Peacetime complacency partly explains this role reversal. The U.S. has always slimmed down its military when wars end. In the wake of the Cold War three decades ago, the Pentagon forced the defense industry to consolidate, as well.
But free trade arguably also played a role. Once China was admitted to the World Trade Organization, free-trade logic kicked in. China's endless supply of disciplined, low-wage workers and generous government subsidies made it the world's preferred factory floor. Many manufacturers from other countries moved production there. Others closed down, unable to compete.
The shrunken U.S. defense industry did neither, but the broader erosion of U.S. manufacturing put weapons makers at a disadvantage. Just for starters, China produces more than 10 times as much steel as the U.S.
Given enough time and budgetary support, the defense industrial base can be shored up.

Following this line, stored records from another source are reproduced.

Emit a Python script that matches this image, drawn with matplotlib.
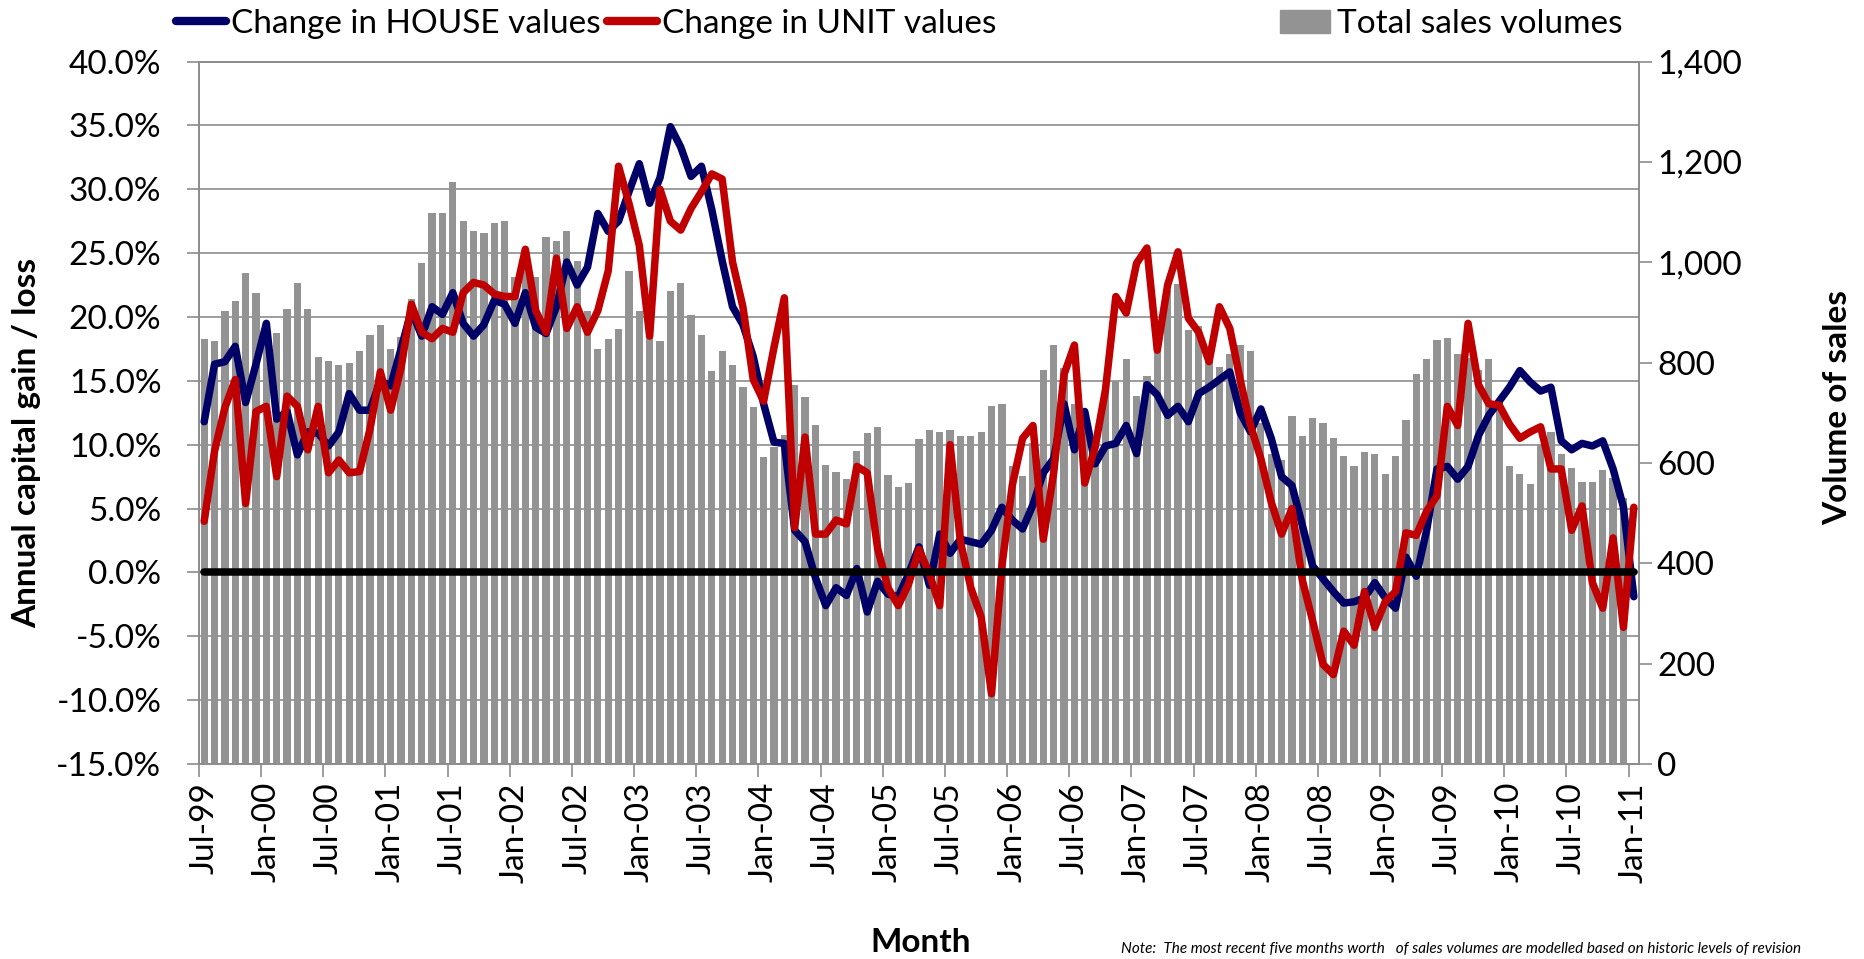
import numpy as np
import matplotlib
matplotlib.use("Agg")
import matplotlib.pyplot as plt
import matplotlib.transforms as mtransforms
from matplotlib.lines import Line2D
from matplotlib.patches import Patch

# monthly series, Jul-99 .. Jan-11 (139 months)
house = [
    11.8, 16.3, 16.5, 17.7, 13.3, 16.3, 19.5, 12.0, 12.6, 9.2,
    11.0, 10.9, 9.9, 11.0, 14.0, 12.7, 12.7, 15.0, 14.6, 17.5,
    20.5, 18.5, 20.8, 20.2, 21.9, 19.5, 18.5, 19.4, 21.3, 21.0,
    19.5, 21.9, 19.2, 18.7, 20.8, 24.3, 22.5, 23.9, 28.1, 26.7,
    27.5, 29.8, 32.0, 28.9, 30.9, 34.9, 33.3, 31.0, 31.8, 28.4,
    24.4, 20.8, 19.4, 16.9, 13.2, 10.2, 10.1, 3.3, 2.4, -0.4,
    -2.6, -1.2, -1.8, 0.3, -3.1, -0.7, -1.7, -1.9, -0.1, 2.0,
    -1.0, 3.0, 1.5, 2.6, 2.4, 2.2, 3.3, 5.1, 4.1, 3.4,
    5.3, 7.8, 8.9, 13.2, 9.6, 12.6, 8.5, 9.9, 10.1, 11.5,
    9.3, 14.7, 13.9, 12.3, 13.0, 11.8, 14.0, 14.5, 15.1, 15.7,
    12.5, 11.0, 12.8, 10.5, 7.5, 6.8, 3.7, 0.5, -0.5, -1.5,
    -2.4, -2.3, -2.0, -0.8, -2.0, -2.8, 1.2, -0.3, 3.3, 8.1,
    8.3, 7.3, 8.3, 10.7, 12.3, 13.4, 14.5, 15.8, 14.9, 14.2,
    14.5, 10.3, 9.6, 10.1, 9.9, 10.3, 8.1, 5.1, -1.9,
]

unit = [
    4.0, 9.5, 12.9, 15.1, 5.4, 12.6, 13.0, 7.5, 13.8, 13.0,
    9.6, 13.0, 7.8, 8.8, 7.8, 7.9, 11.2, 15.7, 12.7, 16.0,
    21.0, 18.8, 18.3, 19.1, 18.8, 21.9, 22.7, 22.5, 21.8, 21.6,
    21.6, 25.3, 20.5, 18.8, 24.6, 19.1, 20.8, 18.8, 20.5, 23.6,
    31.8, 28.9, 25.6, 18.5, 30.0, 27.5, 26.8, 28.5, 29.8, 31.2,
    30.8, 24.3, 20.8, 15.1, 13.4, 17.6, 21.5, 3.5, 10.6, 3.0,
    3.0, 4.1, 3.8, 8.3, 7.8, 1.9, -1.2, -2.6, -0.9, 1.8,
    -0.1, -2.6, 10.0, 2.4, -1.2, -3.5, -9.5, 0.5, 6.8, 10.5,
    11.5, 2.6, 7.8, 15.5, 17.8, 7.0, 9.8, 14.3, 21.6, 20.3,
    24.2, 25.4, 17.4, 22.5, 25.1, 19.9, 18.8, 16.5, 20.8, 19.1,
    15.1, 11.5, 8.9, 5.5, 3.0, 5.0, -0.6, -3.8, -7.2, -8.0,
    -4.6, -5.7, -1.5, -4.3, -2.3, -1.5, 3.1, 2.9, 4.8, 6.0,
    13.0, 11.5, 19.5, 14.7, 13.2, 13.1, 11.6, 10.5, 11.0, 11.4,
    8.1, 8.1, 3.3, 5.2, -0.8, -2.8, 2.7, -4.3, 5.1,
]

sales = [
    847, 842, 903, 923, 978, 938, 880, 858, 906, 958,
    906, 812, 804, 796, 799, 823, 855, 875, 827, 851,
    927, 999, 1099, 1099, 1159, 1082, 1063, 1058, 1078, 1082,
    971, 1020, 971, 1050, 1042, 1063, 1003, 903, 827, 847,
    867, 983, 903, 853, 843, 943, 958, 895, 855, 783,
    823, 796, 752, 711, 612, 632, 656, 756, 732, 676,
    596, 581, 568, 624, 660, 672, 576, 553, 560, 648,
    665, 661, 665, 654, 654, 661, 713, 717, 594, 574,
    640, 785, 836, 790, 717, 705, 610, 750, 764, 808,
    733, 773, 825, 944, 956, 864, 872, 805, 792, 817,
    836, 824, 680, 617, 605, 693, 654, 689, 680, 649,
    614, 594, 622, 617, 577, 614, 685, 777, 808, 844,
    848, 817, 810, 785, 808, 725, 594, 577, 558, 637,
    661, 617, 590, 561, 561, 586, 569, 530, np.nan,
]

month_labels = [
    "Jul-99", "Jan-00", "Jul-00", "Jan-01", "Jul-01", "Jan-02", "Jul-02", "Jan-03",
    "Jul-03", "Jan-04", "Jul-04", "Jan-05", "Jul-05", "Jan-06", "Jul-06", "Jan-07",
    "Jul-07", "Jan-08", "Jul-08", "Jan-09", "Jul-09", "Jan-10", "Jul-10", "Jan-11",
]

pct_ticks = list(range(-15, 41, 5))
vol_ticks = list(range(0, 1401, 200))

NAVY = "#000066"
RED = "#C00000"
BAR = "#939393"
GRID = "#8C8C8C"

plt.rcParams["font.family"] = ["Lato", "DejaVu Sans"]
FS = 24

W, H = 1864, 959
fig = plt.figure(figsize=(W / 100, H / 100), dpi=100)

ax_vol = fig.add_axes([199 / W, 1 - 764 / H, 1440 / W, 702.5 / H])
ax = ax_vol.twinx()

x = np.arange(len(house))

# bars on the volume axis (drawn underneath)
ax_vol.bar(x, sales, width=0.7, color=BAR, zorder=2)

# horizontal gridlines at the percent levels, behind the bars
blend = mtransforms.blended_transform_factory(ax_vol.transAxes, ax.transData)
for p in pct_ticks:
    ax_vol.plot([0, 1], [p, p], transform=blend, color=GRID, lw=1.2, zorder=1)

# lines on the percent axis
ax.plot(x, house, color=NAVY, lw=5.4, solid_capstyle="round", solid_joinstyle="round", zorder=3)
ax.plot(x, unit, color=RED, lw=5.4, solid_capstyle="round", solid_joinstyle="round", zorder=4)
ax.plot([x[0], x[-1]], [0, 0], color="black", lw=5.4, solid_capstyle="round", zorder=5)

ax.set_xlim(-0.5, len(x) - 0.5)
ax_vol.set_xlim(-0.5, len(x) - 0.5)
ax.set_ylim(-15, 40)
ax_vol.set_ylim(0, 1400)

# left axis = percent, right axis = volume
ax.yaxis.tick_left()
ax.yaxis.set_label_position("left")
ax_vol.yaxis.tick_right()
ax_vol.yaxis.set_label_position("right")

ax.set_yticks(pct_ticks)
ax.set_yticklabels([f"{p:.1f}%" for p in pct_ticks])
ax_vol.set_yticks(vol_ticks)
ax_vol.set_yticklabels([f"{v:,}" for v in vol_ticks])

# x: tick marks between categories, labels centred on every 6th month
ax_vol.set_xticks(np.arange(-0.5, len(x), 6))
ax_vol.set_xticklabels([])
ax_vol.set_xticks(np.arange(0, len(x), 6), minor=True)
ax_vol.set_xticklabels(month_labels, minor=True, rotation=90, fontsize=FS)
ax_vol.tick_params(axis="x", which="minor", length=0, pad=13)
ax_vol.tick_params(axis="x", which="major", length=9, width=1.2, color=GRID)
ax.tick_params(axis="x", which="both", bottom=False, labelbottom=False)

ax.tick_params(axis="y", length=9, width=1.2, color=GRID, labelsize=FS, pad=18)
ax_vol.tick_params(axis="y", length=9, width=1.2, color=GRID, labelsize=FS, pad=4)

for a in (ax, ax_vol):
    for s in a.spines.values():
        s.set_color(GRID)
        s.set_linewidth(1.2)

fig.text(27 / W, 1 - 443 / H, "Annual capital gain / loss", rotation=90,
         ha="center", va="center", fontsize=FS, fontweight="bold")
fig.text(1838 / W, 1 - 408 / H, "Volume of sales", rotation=90,
         ha="center", va="center", fontsize=FS, fontweight="bold")
fig.text(921 / W, 1 - 943 / H, "Month", ha="center", va="center",
         fontsize=FS, fontweight="bold")
fig.text(1121 / W, 1 - 956 / H,
         "Note:  The most recent five months worth   of sales volumes are modelled based on historic levels of revision",
         ha="left", va="bottom", fontsize=11, style="italic")

line_handles = [
    Line2D([], [], color=NAVY, lw=6, solid_capstyle="round"),
    Line2D([], [], color=RED, lw=6, solid_capstyle="round"),
]
fig.legend(line_handles, ["Change in HOUSE values", "Change in UNIT values"],
           loc="center left", bbox_to_anchor=(176 / W, 1 - 24 / H), ncol=2,
           frameon=False, fontsize=FS, handlelength=1.5, handletextpad=0.15,
           columnspacing=0.2, borderpad=0, borderaxespad=0)
fig.legend([Patch(color=BAR)], ["Total sales volumes"],
           loc="center left", bbox_to_anchor=(1280 / W, 1 - 24 / H),
           frameon=False, fontsize=FS, handlelength=1.5, handleheight=0.7,
           handletextpad=0.2, borderpad=0, borderaxespad=0)

fig.savefig("out.png", dpi=100)
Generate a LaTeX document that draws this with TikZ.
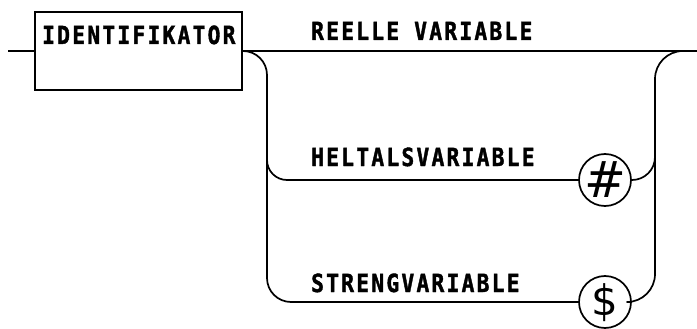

The foreign-aid bill the House just passed includes money to replenish U.S. munitions supplies.
Allies can help. Japan recently abandoned a decades-old policy of not exporting armaments and promised to help the U.S. replenish its supply of Patriot missiles.
Restoring the broader manufacturing base, though, will be difficult. Tariffs and industrial policy may help stop the erosion and keep high-tech industries producing domestically but they're unlikely to give birth to a broad manufacturing renaissance.
The U.S. economy has made the transition to services and high technology. It's hard to imagine a U.S. governmental effort large enough, sustained enough and well-targeted enough to reverse that.
But a Chinese governmental effort? That's imaginable. Beijing's answer to its economic problems has been to double down on its support for manufacturing and its reliance on exports. At the very least, then, you can expect the U.S. to take further steps down the road to protectionism in self-defense.